-Language: Python3 -Liblary: Pandas
- I decided to use OOP because this way I can reuse methods already defined and implements for a given solution
- Example of this methods are reading data and checking for Empty value
- For working with data I decided to use pandas liblary because it provide simplicity while working with large dataset
- First I had to load the data and factor in for Input/Output Error
- Next check to see if there are any missing values in the dataset
- Understand how the dataset is or have a look at it before sorting
- Since we only want data for Sunday then we hav to filter out the dataset and drop the rows that contains the data where the day is not Sunday
- In the already filtered dataset find the top seven most traveled routesand rank them accordingly in descending order.

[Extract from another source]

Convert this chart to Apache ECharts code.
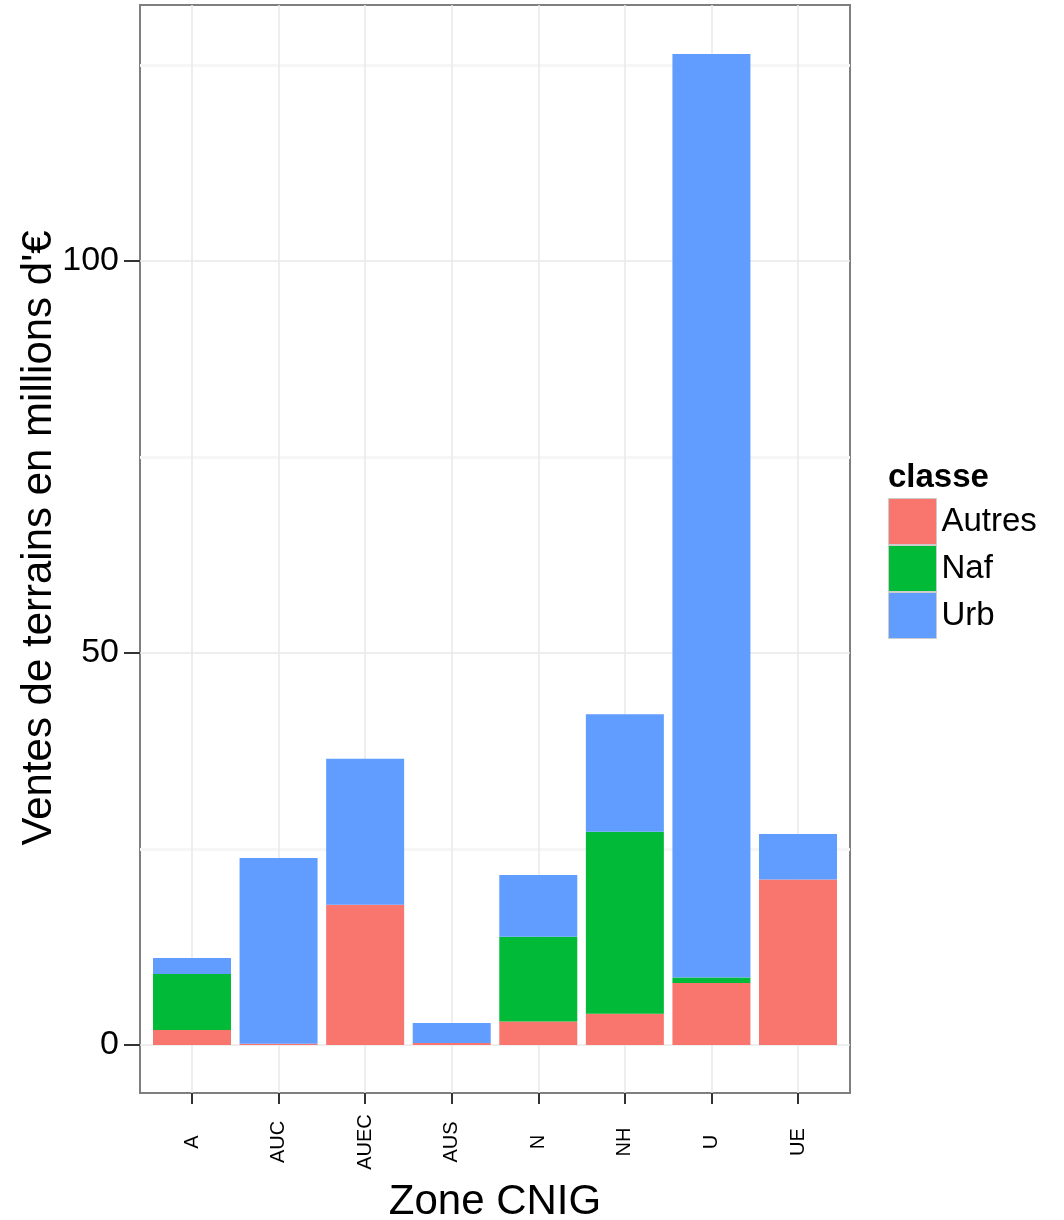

- Finaly calculate the average of the top seven routes
- Make use of the methods defined in solution one to load the dataset and check if there are any empty values
- If everything is OK filter the dataset according to the route and drop all the rows where the column of travel_from is not Kijauri
- Next filter out the remaining dataset and drop all the rows where the travel_time was after 0730hrs
- The resultant dataset will only contain the values for travel duration that occured before 7:30
- Calculate the probability of the mean of travel being a shuttle because the dataset has both bus and shuttle
- Make use of methods in solution one for loading the dataset and checking if any of the fields are empty
- Get all transaction receipt that have letters MK in then in that order
- Get the index of letter M and add 2 more index to get the next letter after index of K
- store this letters in a separate list
- Loop through the list and hold the letter that appears the most times
- Due to the fact that it is appearing most times then it is the most probale letter in the tri-gram
- Make use of methods in solution one for loading the dataset and checking if any of the fields are empty
- Also to avoid repetion use the method in solution two to filter out the dataset according to the specified route
- Next get the no of rows where the payment method used is Mpesa:Assumption made that this is the mobile money means of payment
- Next get the count of all rows of the dataset
- To get the percentage divide the numbet of payments where the method of payment is Mpesa and the total number of rows and multiply the answer by 100
- If the percentage is over 50 percent then recomend YES for having mobile payment else recomend No.